May 27, 2010

Novartis apparently not so mom-friendly

Posted in Discrimination, Gender / Sex tagged , , , , at 11:12 am by Tom Jacobson

Ironically, Novartis, the pharmaceutical giant that has been regularly included in Working Mother magazine’s list of 100 Best Companies, has been ordered by a New York jury to pay $250 million in a class action gender discrimination suit.

According to ABC  News (http://bit.ly/98E3vD), the October 2009 issue of Working Mother praised Novartis for its “job-sharing programs and ‘customizable child-care offerings’.”  The jury apparently had a different perception, and now Novartis has been socked with this huge verdict.

The case points out how lip-service to policies and procedures will not save a company from a discrimination claims if those policies and procedures are not truly followed.

The comments posted in this blog are for general informational purposes only.  They are not to be considered as legal advice, and they do not establish an attorney-client relationship.  For legal advice regarding your specific situation, please consult your attorney.

Advertisements

May 25, 2010

The Ghost Whisperer Goes to Work

Posted in Discrimination, Religion tagged , , , , , at 12:48 pm by Tom Jacobson

I’m not making this stuff up.

Zachary Winspear worked for Community Development, Inc.  After his brother died, a co-worker, Sierra (who happened to be one of the owner’s wives), told him that she could communicate with the dead.  She also told him that his brother was in hell and that if he did not “find God,” he, too, would go to hell.  Similar comments continued for three weeks.  After Winspear complained twice to the owner, the owner told him that Sierra really could talk to the dead and that he should follow her instructions. Winspear eventually quit “to escape the religious and other harassment by Sierra.”

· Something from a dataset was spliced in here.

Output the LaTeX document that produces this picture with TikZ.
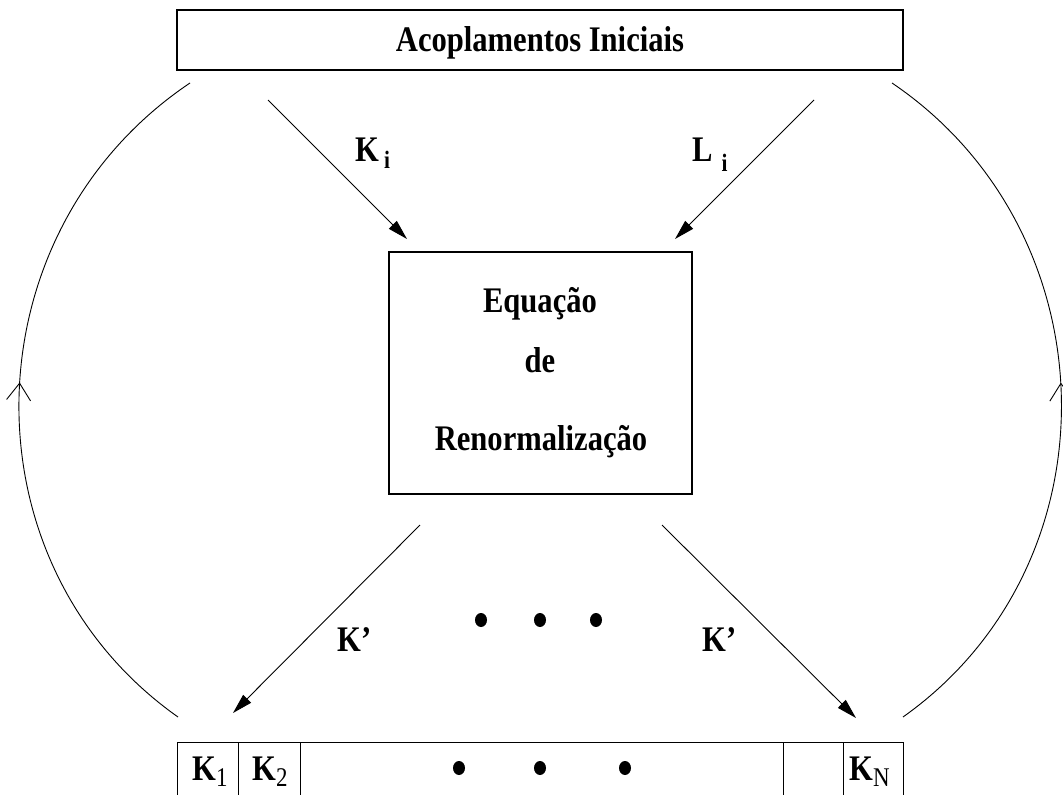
\documentclass[tikz,border=0pt]{standalone}
\usepackage{fontspec}
\setmainfont{Liberation Serif}
\newfontfamily\condfont[FakeStretch=0.85]{Liberation Serif}
\usetikzlibrary{arrows.meta,decorations.markings,shapes.geometric}
\newcommand\bigbf{\condfont\fontsize{36}{42}\selectfont\bfseries}
\newcommand\subbf{\condfont\fontsize{25}{29}\selectfont\bfseries}
\newcommand\subrm{\condfont\fontsize{27}{31}\selectfont\mdseries}
\tikzset{
  boxed/.style={draw, line width=1.2pt, inner sep=0pt},
  txt/.style={font=\bigbf, inner sep=0pt},
  conn/.style={line width=0.9pt, -{Triangle[length=20pt,width=11pt]}},
  loopline/.style={line width=0.9pt, postaction={decorate},
    decoration={markings, mark=at position 0.52 with {\arrow{Straight Barb[length=17pt,width=24pt,line width=0.9pt]}}}},
  blob/.style={fill, ellipse, inner sep=0pt, minimum width=12pt, minimum height=14pt},
  cell/.style={draw, line width=1.2pt, inner sep=0pt, anchor=north west, minimum height=80pt}
}
\begin{document}
\begin{tikzpicture}[x=1pt,y=-1pt]
\useasboundingbox (0,0) rectangle (1063,795);
\clip (0,0) rectangle (1063,795);
% top box
\node[boxed, minimum width=726pt, minimum height=60pt] (top) at (540,40) {};
\node[txt, anchor=base] (toptxt) at (540,51) {Acoplamentos Iniciais};
% central box
\node[boxed, minimum width=303pt, minimum height=242pt] (eq) at (540.5,373) {};
\node[txt, anchor=base] (eq1) at (540,312) {Equação};
\node[txt, anchor=base] (eq2) at (540,372) {de};
\node[txt, anchor=base] (eq3) at (541,450) {Renormalização};
% bottom cells
\node[cell, minimum width=61pt] (c1) at (177,742) {};
\node[cell, minimum width=62pt] (c2) at (238,742) {};
\node[cell, minimum width=483pt] (c3) at (300,742) {};
\node[cell, minimum width=60pt] (c4) at (783,742) {};
\node[cell, minimum width=60pt] (c5) at (843,742) {};
\node[txt, anchor=base west] (k1) at (192,780) {K\raisebox{-6pt}{\subrm 1}};
\node[txt, anchor=base west] (k2) at (252,780) {K\raisebox{-6pt}{\subrm 2}};
\node[txt, anchor=base west] (kn) at (849,780) {K\raisebox{-6pt}{\subrm N}};
\node[blob] (d1) at (459,768) {};
\node[blob] (d2) at (540,768) {};
\node[blob] (d3) at (625,768) {};
% middle dots
\node[blob] (m1) at (481,620) {};
\node[blob] (m2) at (540,620) {};
\node[blob] (m3) at (596,620) {};
% connector end points
\coordinate (a1s) at (268,100);
\coordinate (a1e) at (407,239);
\coordinate (a2s) at (814,100);
\coordinate (a2e) at (675,239);
\coordinate (b1s) at (420,525);
\coordinate (b1e) at (233,713);
\coordinate (b2s) at (662,525);
\coordinate (b2e) at (856,718);
\draw[conn] (a1s) -- (a1e);
\draw[conn] (a2s) -- (a2e);
\draw[conn] (b1s) -- (b1e);
\draw[conn] (b2s) -- (b2e);
% labels
\node[txt, anchor=base west] (lk) at (355,161) {K\hspace{5pt}\raisebox{-7pt}{\subbf i}};
\node[txt, anchor=base west] (ll) at (692,161) {L\hspace{9pt}\raisebox{-10pt}{\subbf i}};
\node[txt, anchor=base west] (lkp1) at (337,651) {K’};
\node[txt, anchor=base west] (lkp2) at (702,651) {K’};
% feedback arcs
\coordinate (l1) at (178,717);
\coordinate (l2) at (190,83);
\coordinate (r1) at (903,717);
\coordinate (r2) at (892,83);
\draw[loopline] (l1) .. controls (-40,563) and (-32,232) .. (l2);
\draw[loopline] (r1) .. controls (1120,563) and (1112,232) .. (r2);
\end{tikzpicture}
\end{document}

Winspear later sued CDI in the United States District Court for the District of Minnesota.  That court threw out Winspear’s claims, so Winspear appealed to the Eighth Circuit Court of Appeals.  The Eighth Circuit reversed the District Court’s decision and ordered the District Court to reconsider whether there was enough evidence of a religiously-hostile work envrionment for the case to go to trial.

Despite its bizarre facts, the case highlights the challenge an employer can face when it must balance the sometimes competing religious beliefs (and non-beliefs) that may surface in the workplace.

The comments posted in this blog are for general informational purposes only.  They are not to be considered as legal advice, and they do not establish an attorney-client relationship.  For legal advice regarding your specific situation, please consult your attorney.

May 21, 2010

Facebook faux pas costs waitress her job

Posted in Social Media in the Workplace, Uncategorized tagged , , , , , , , , at 10:05 am by Tom Jacobson

What happens when an employer discovers that an employee, on her off-duty time, posted on Facebook some derogatory comments about the employer and the employer’s customers?  It cost this waitress her job.  To read the full story from the Charlotte, NC Observer, visit http://bit.ly/dujZVW.

The legal implications of social media in the workplace will be addressed at the Seventh Annual West Central Minnesota Employment Law Update on June 10 in Alexandria, MN.  For more information on the seminar, visit http://bit.ly/adcEVi.

May 18, 2010

Ellen DeGeneres & Gender Stereotyping under Title VII

Posted in Discrimination, Stereotyping tagged , , , , , , at 9:45 am by Tom Jacobson

Ellen DeGeneres has been the face for many things, including CoverGirl.  So, it’s ironic that her appearance would be featured in a federal lawsuit brought by an Iowa woman who claimed she was fired for not being pretty enough and looking too much like Ellen.

According to a recent decision issued by the United States Court of Appeals for the Eighth Circuit, Brenna Lewis worked as  a night auditor and in other front desk roles for Heartland Inns of America.  Things went well for Ms. Lewis until a director of operations started characterizing her as having “an Ellen DeGeneres kind of look.”  She was also referred to as being “tomboyish,” and a manager said it was important for women at the front desk to be “pretty”  and that Ms. Lewis lacked the “Midwestern girl look.”

After Heartland fired Ms. Lewis, she sued, claiming that she was dismissed soley because of unlawful sex stereotyping.  Her case was initially dismissed by the trial court, but the appellate court reversed that decision after concluding that there was evidence suggesting that Heartland had improperly considered gender stereotypes when deciding to fire Ms. Lewis.

This is certainly not the first case where sexual stereotyping has been recognized as an unlawful basis for making decisions about an employee.  But, it is good reminder of the expansive scope of Title VII and of the importance of making decisions about employees based on performance and not pre-conceived gender stereotypes.

The comments posted in this blog are for general informational purposes only.  They are not to be considered as legal advice, and they do not establish an attorney-client relationship.  For legal advice regarding your specific situation, please consult your attorney.